C : Quand j’avais cinq ou six ans, j’étais fasciné par les cow-boys. Et bien sûr, il y avait des trains dans les westerns – il fallait toujours qu’il y ait un train ! Les locomotives sont très évocatrices, elles font un bruit très particulier et elles peuvent donner lieu à des scènes formidables. Je me souviens du film Go West, où l’on voit Buster Keaton se tenir dans une locomotive, contrarié par l’agitation du moteur. J’adore aussi le western spaghetti, et je trouve qu’on n’a rien fait de mieux que les films de Sergio Leone. La science-fiction ne peut pas rivaliser avec ça.

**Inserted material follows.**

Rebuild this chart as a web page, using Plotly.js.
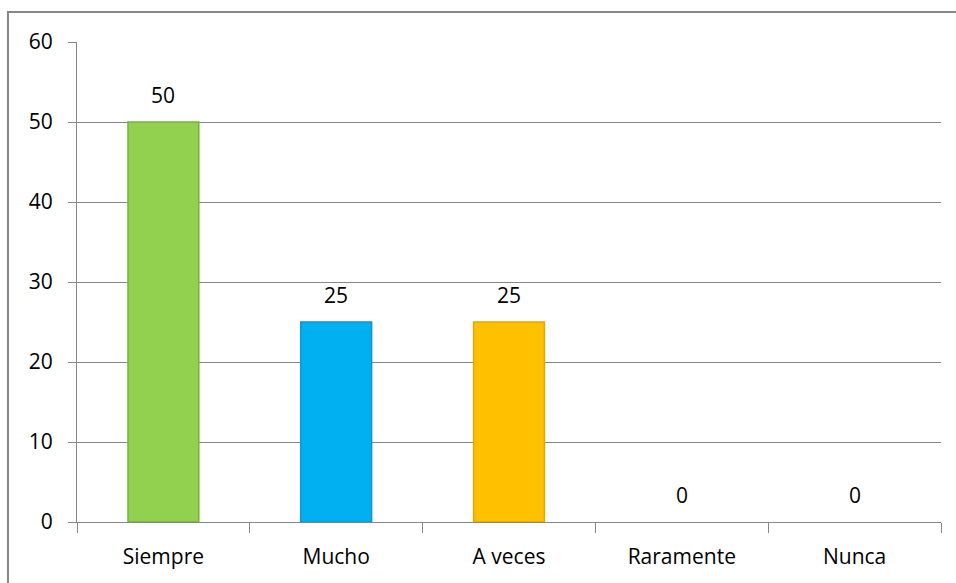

Récemment, j’ai travaillé sur Guardians of the Galaxy, et pour être honnête, je n’ai même pas lu le script, comme pour beaucoup de films de SF sur lesquels j’ai travaillé. Par exemple, les designs de vaisseaux des films de SF modernes sont souvent ennuyeux, et je pense que c’est dû au fait que les personnes qui les conçoivent ne savent pas nécessairement comment ils sont censés fonctionner. Je pense que c’est bien d’avoir une certaine logique. Quand je dessine des vaisseaux, j’adore imaginer d’énormes tuyères à l’arrière, des moteurs colossaux expulsant des quantités massives de gaz. Pour la plupart, les vaisseaux de Guardians of the Galaxy étaient conçus sur ordinateur. Il n’y a pas de logique, pas de style. Je me souviens avoir discuté avec le directeur artistique, qui m’a suggéré quelques idées. Je les ai dessinées très rapidement, et l’un des génies informatiques de l’équipe m’a dit qu’il lui faudrait trois jours pour les faire sur ordinateur. Honnêtement, je n’ai même pas Internet, j’ai une certaine horreur pour tout ce qui touche aux écrans. Mais je sais qu’on peut aussi en faire des choses formidables. J’ai travaillé avec un type très talentueux, à qui j’ai donné un de mes dessins. Le lendemain, il en avait fait une version numérique en trois dimensions, que l’on pouvait faire tourner à l’envi. 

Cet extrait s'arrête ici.